Worrying about all the news on the new coronavirus and the illness it causes? Well, that makes good sense. If you’re wondering how to cope with anxious feelings that are surfacing, this blog post can guide you through steps that may be helpful to many people.
If you often struggle with anxiety, worries about your health, or obsessive thoughts and actions, you might need additional assistance, as I’ll explain in a later post.
Steady yourself around worries about the new coronavirus
Knowing how to manage your own anxiety always takes a little thought. Ask and answer these questions:
- What typically happens to your body when worries mount?
- How worried are you?
- What do you fear the most?
- What usually helps you handle worries?
When anxiety rises because we’re facing a distressing threat like the new coronavirus, we need to focus on what tends to work for us to ease anxiety — that, plus doing a little bit more of some actions and a little bit less of others.

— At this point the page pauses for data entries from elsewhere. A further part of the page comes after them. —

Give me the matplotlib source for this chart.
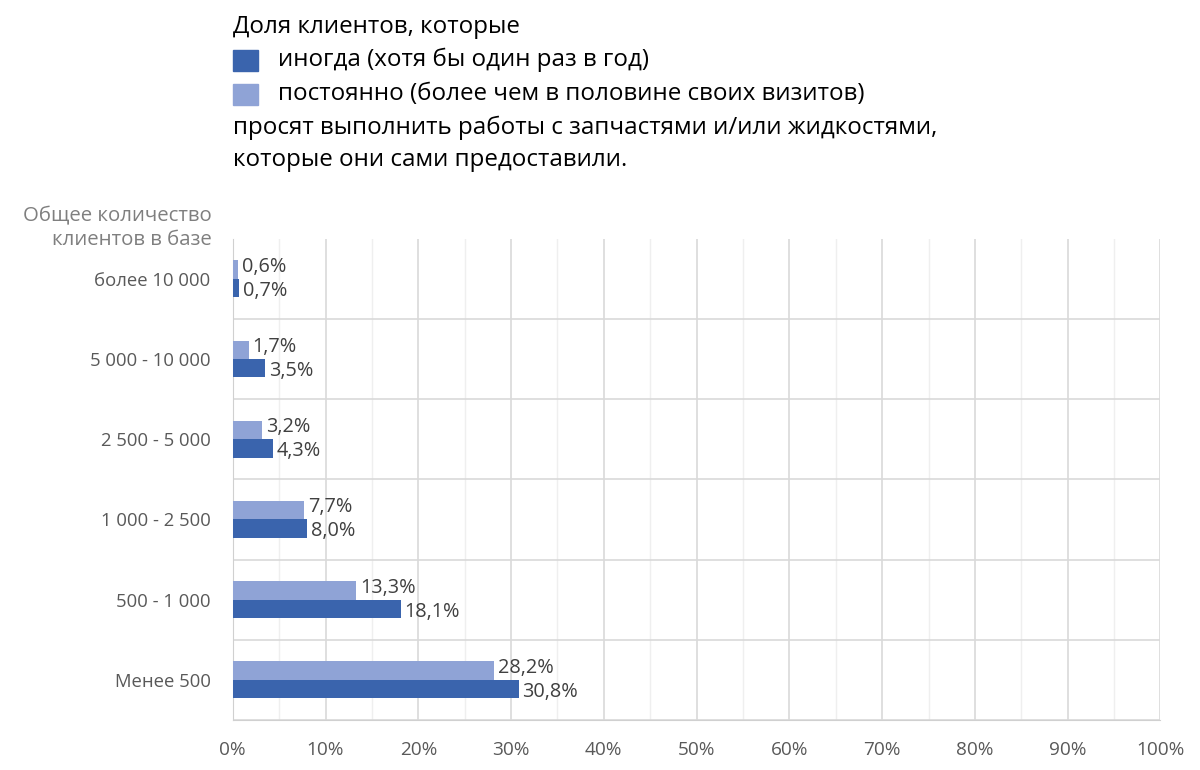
import matplotlib.pyplot as plt
import matplotlib.patches as mpatches
from matplotlib.ticker import MultipleLocator, FuncFormatter

# ---- данные ----
categories = ["более 10 000", "5 000 - 10 000", "2 500 - 5 000",
              "1 000 - 2 500", "500 - 1 000", "Менее 500"]
sometimes = [0.7, 3.5, 4.3, 8.0, 18.1, 30.8]   # иногда
constantly = [0.6, 1.7, 3.2, 7.7, 13.3, 28.2]  # постоянно

DARK = "#3a64ad"
LIGHT = "#8fa3d6"
GRAY = "#595959"

plt.rcParams["font.family"] = ["Open Sans", "DejaVu Sans"]

fig = plt.figure(figsize=(12, 7.7), dpi=100)
ax = fig.add_axes([0.194, 0.065, 0.773, 0.625])

n = len(categories)
h = 0.23
ys = [n - 1 - i for i in range(n)]  # первая категория сверху

ax.barh([y - h / 2 for y in ys], sometimes, height=h, color=DARK, zorder=3)
ax.barh([y + h / 2 for y in ys], constantly, height=h, color=LIGHT, zorder=3)

def fmt(v):
    return f"{v:.1f}%".replace(".", ",")

# подписи значений
for y, a, b in zip(ys, sometimes, constantly):
    ax.text(a + 0.4, y - h / 2 - 0.035, fmt(a), va="center", ha="left",
            fontsize=14.3, color="#404040", zorder=4)
    ax.text(b + 0.4, y + h / 2 + 0.035, fmt(b), va="center", ha="left",
            fontsize=14.3, color="#404040", zorder=4)

ax.set_xlim(0, 100)
ax.set_ylim(-0.5, n - 0.5)
ax.xaxis.set_major_locator(MultipleLocator(10))
ax.xaxis.set_minor_locator(MultipleLocator(5))
ax.xaxis.set_major_formatter(FuncFormatter(lambda v, p: f"{v:.0f}%"))
ax.set_yticks(ys)
ax.set_yticklabels(categories)
ax.set_yticks([i + 0.5 for i in range(-1, n - 1)], minor=True)

ax.grid(axis="x", which="major", color="#d9d9d9", lw=1.2, zorder=0)
ax.grid(axis="x", which="minor", color="#efefef", lw=1.0, zorder=0)
ax.grid(axis="y", which="minor", color="#d9d9d9", lw=1.2, zorder=0)

for s in ["top", "right"]:
    ax.spines[s].set_visible(False)
ax.spines["left"].set_color("#d0d0d0")
ax.spines["bottom"].set_color("#d0d0d0")
ax.tick_params(axis="both", which="both", length=0, colors=GRAY)
ax.tick_params(axis="x", labelsize=13.7, pad=15)
ax.tick_params(axis="y", labelsize=13.3, pad=16)

# заголовок оси категорий
fig.text(212 / 1200, 1 - 250 / 770, "Общее количество\nклиентов в базе", ha="right",
         va="bottom", fontsize=14.7, color="#7f7f7f", linespacing=1.25)

# заголовок с легендой
FS = 17.4
tx = 233 / 1200
fig.text(tx, 1 - 27 / 770, "Доля клиентов, которые", fontsize=FS, va="center", color="black")
fig.patches.append(mpatches.Rectangle((tx, 1 - 71 / 770), 25 / 1200, 21 / 770,
                                      transform=fig.transFigure, color=DARK))
fig.text(278 / 1200, 1 - 60 / 770, "иногда (хотя бы один раз в год)", fontsize=FS,
         va="center", color="black")
fig.patches.append(mpatches.Rectangle((tx, 1 - 105 / 770), 25 / 1200, 21 / 770,
                                      transform=fig.transFigure, color=LIGHT))
fig.text(278 / 1200, 1 - 94 / 770, "постоянно (более чем в половине своих визитов)",
         fontsize=FS, va="center", color="black")
fig.text(tx, 1 - 128 / 770, "просят выполнить работы с запчастями и/или жидкостями,",
         fontsize=FS, va="center", color="black")
fig.text(tx, 1 - 160 / 770, "которые они сами предоставили.", fontsize=FS,
         va="center", color="black")

fig.savefig("out.png", dpi=100)
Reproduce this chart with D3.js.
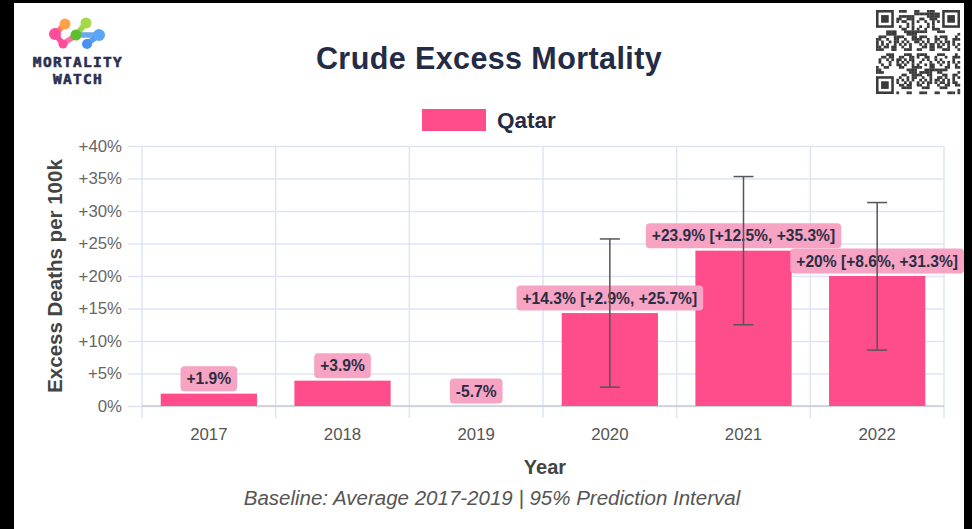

Keep these thoughts in mind. You’re fully prepared to help yourself. You can take steps to calm and steady yourself. Remember what works for you — because as fellow humans we’re not so dissimilar, but we do tend to have our own preferences and best practices.
Try doing these things more
- Connect with friends and loved ones through video chats, phone calls, texting, and email. It really helps to feel the strength of your connections to your friends and loved ones, even though you may not be with them in person.
- Stick with sources of credible medical information, so you can avoid misinformation about the virus and the illness it causes.
Try doing these things less
Please don’t overdose on hype or worry or misinformation. I get some regular updates from credible sources in the morning and check again briefly toward the end of the day. There’s no need to stay tuned in 24/7 — it can actually make your anxiety much, much worse.
Take practical steps to lessen risk of catching the new coronavirus
Three healthy, sensible steps we can all take:
- Avoid unnecessary travel and crowds.
- Wash your hands often with soap and water (or an alcohol-based hand sanitizer) for 20 seconds (see video).
- Keep your hands away from your face, especially your eyes, mouth, and nose.
Many people infected by the coronavirus develop symptoms like a fever and dry cough during the incubation period. However, some people may not seem symptomatic. The virus can spread when an infected person coughs or sneezes. Viral droplets that travel several feet through the air may be breathed in or — much more likely — may land on surfaces that other people touch, such as a door handle or elevator button.